Speaking on intentions without following through

Speaking on intentions with absolutely NO intention of following through

Selfishness

Pettyness

————————

And the most interesting thing about that list is how much it relates to my relationship with my body. How I’ve used it, or let it be used. How I’ve fed it. How I’ve treated it when it is tired. How I’ve treated it when I need it to achieve something.

I’ve worked for many years on my inner world. How I think about myself. About my children. About others. My self love and self acceptance. My mindfulness and gratitude practices. I’ve steadily worked on this inner space. I’ve made such progress! It is so much nicer inside Me, than it was 10 years ago.
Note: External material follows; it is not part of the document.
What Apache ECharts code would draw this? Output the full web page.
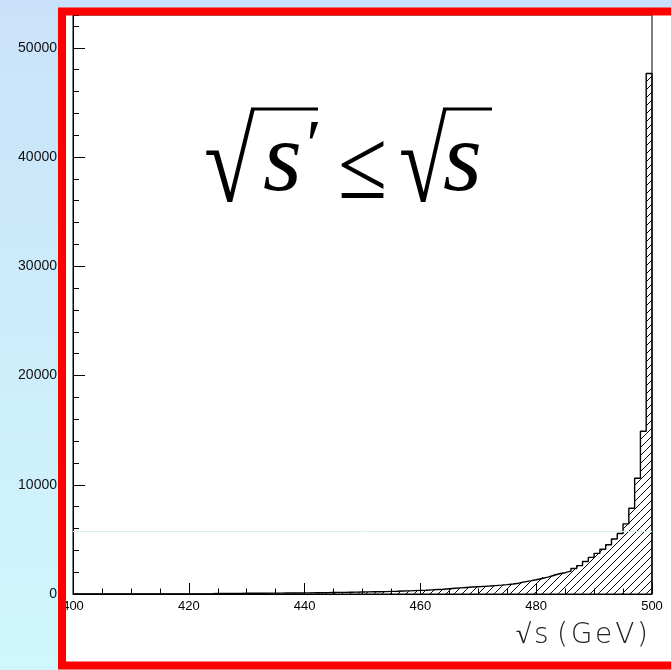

It is honestly the nicest it has ever been in here.

But I would be lying and doing myself a massive disservice to ignore my relationship with my body any longer.

I am educated in anatomy and physiology! I am PASSIONATE about being alive and inside our bodies and FEELING ourselves! I spend every day joyfully encouraging others to listen to themselves. Feel what our bodies are saying to us about how we use them. About the emotions we are having. About the thoughts we are thinking. About the stress we are carrying. About the care our bodies need.

I need to practice what I teach.

So this year, among other exciting things I will share with you all soon….

I am going to share my journey as I treat myself like a client. To encourage myself and embody the education I have!